### GIVEN INSTRUCTION
Write out the listing below without alteration, omitting its pictures.

### INFORMATION SHOWN
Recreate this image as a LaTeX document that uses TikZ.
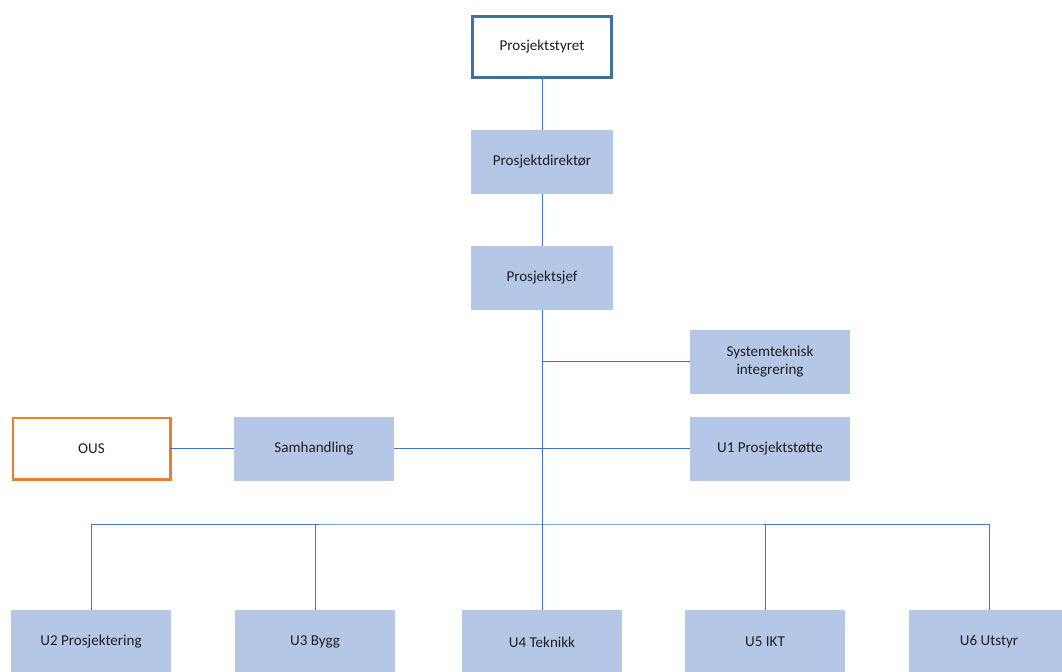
\documentclass[tikz,border=0pt]{standalone}
\usepackage{fontspec}
\setmainfont{Carlito}
\definecolor{boxfill}{HTML}{B4C7E7}
\definecolor{linecol}{HTML}{4472C4}
\definecolor{topedge}{HTML}{41719C}
\definecolor{ousedge}{HTML}{ED7D31}
\definecolor{txt}{HTML}{1E1E1E}
\begin{document}
\begin{tikzpicture}[x=0.75pt,y=-0.75pt,
  orgbox/.style={fill=boxfill, draw=none, minimum width=120pt, minimum height=48pt,
    inner sep=2pt, outer sep=0pt, align=center, text=txt, font=\fontsize{11.3}{13.5}\selectfont},
  narrowbox/.style={orgbox, minimum width=106pt},
  conn/.style={draw=linecol, line width=0.75pt}]
\useasboundingbox (0,0) rectangle (1062,671);
\clip (0,0) rectangle (1062,671);
% top chain
\node[narrowbox, fill=white, draw=topedge, line width=2pt, minimum width=104pt, minimum height=46pt] (styret) at (542,47) {Prosjektstyret};
\node[narrowbox] (dir) at (542,161.5) {Prosjektdirektør};
\node[narrowbox] (sjef) at (542,278) {Prosjektsjef};
% side boxes
\node[orgbox] (sys) at (770,361.5) {Systemteknisk\\integrering};
\node[orgbox] (u1) at (770,448.5) {U1 Prosjektstøtte};
\node[orgbox] (sam) at (314,448.5) {Samhandling};
\node[orgbox, fill=white, draw=ousedge, line width=2pt, minimum width=118pt, minimum height=46pt] (ous) at (91.5,448.5) {OUS};
% bottom row
\node[orgbox] (u2) at (91,642) {U2 Prosjektering};
\node[orgbox] (u3) at (315,642) {U3 Bygg};
\node[orgbox] (u4) at (542,642) {U4 Teknikk};
\node[orgbox] (u5) at (765,642) {U5 IKT};
\node[orgbox] (u6) at (989,642) {U6 Utstyr};
\coordinate (bus) at (542,524);
% connectors
\draw[conn] (styret.south) -- (dir.north);
\draw[conn] (dir.south) -- (sjef.north);
\draw[conn] (sjef.south) -- (bus);
\draw[conn] (sys.west) -- (sys.west -| sjef.south);
\draw[conn] (sam.east) -- (u1.west);
\draw[conn] (ous.east) -- (sam.west);
\draw[conn] (u2.north) |- (bus) -| (u6.north);
\draw[conn] (u3.north) -- (u3.north |- bus);
\draw[conn] (u4.north) -- (bus);
\draw[conn] (u5.north) -- (u5.north |- bus);
\end{tikzpicture}
\end{document}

### WRITTEN ANSWER
Recreate this image as a LaTeX document that uses TikZ.
\documentclass[tikz,border=0pt]{standalone}
\usepackage{fontspec}
\setmainfont{Carlito}
\definecolor{boxfill}{HTML}{B4C7E7}
\definecolor{linecol}{HTML}{4472C4}
\definecolor{topedge}{HTML}{41719C}
\definecolor{ousedge}{HTML}{ED7D31}
\definecolor{txt}{HTML}{1E1E1E}
\begin{document}
\begin{tikzpicture}[x=0.75pt,y=-0.75pt,
  orgbox/.style={fill=boxfill, draw=none, minimum width=120pt, minimum height=48pt,
    inner sep=2pt, outer sep=0pt, align=center, text=txt, font=\fontsize{11.3}{13.5}\selectfont},
  narrowbox/.style={orgbox, minimum width=106pt},
  conn/.style={draw=linecol, line width=0.75pt}]
\useasboundingbox (0,0) rectangle (1062,671);
\clip (0,0) rectangle (1062,671);
% top chain
\node[narrowbox, fill=white, draw=topedge, line width=2pt, minimum width=104pt, minimum height=46pt] (styret) at (542,47) {Prosjektstyret};
\node[narrowbox] (dir) at (542,161.5) {Prosjektdirektør};
\node[narrowbox] (sjef) at (542,278) {Prosjektsjef};
% side boxes
\node[orgbox] (sys) at (770,361.5) {Systemteknisk\\integrering};
\node[orgbox] (u1) at (770,448.5) {U1 Prosjektstøtte};
\node[orgbox] (sam) at (314,448.5) {Samhandling};
\node[orgbox, fill=white, draw=ousedge, line width=2pt, minimum width=118pt, minimum height=46pt] (ous) at (91.5,448.5) {OUS};
% bottom row
\node[orgbox] (u2) at (91,642) {U2 Prosjektering};
\node[orgbox] (u3) at (315,642) {U3 Bygg};
\node[orgbox] (u4) at (542,642) {U4 Teknikk};
\node[orgbox] (u5) at (765,642) {U5 IKT};
\node[orgbox] (u6) at (989,642) {U6 Utstyr};
\coordinate (bus) at (542,524);
% connectors
\draw[conn] (styret.south) -- (dir.north);
\draw[conn] (dir.south) -- (sjef.north);
\draw[conn] (sjef.south) -- (bus);
\draw[conn] (sys.west) -- (sys.west -| sjef.south);
\draw[conn] (sam.east) -- (u1.west);
\draw[conn] (ous.east) -- (sam.west);
\draw[conn] (u2.north) |- (bus) -| (u6.north);
\draw[conn] (u3.north) -- (u3.north |- bus);
\draw[conn] (u4.north) -- (bus);
\draw[conn] (u5.north) -- (u5.north |- bus);
\end{tikzpicture}
\end{document}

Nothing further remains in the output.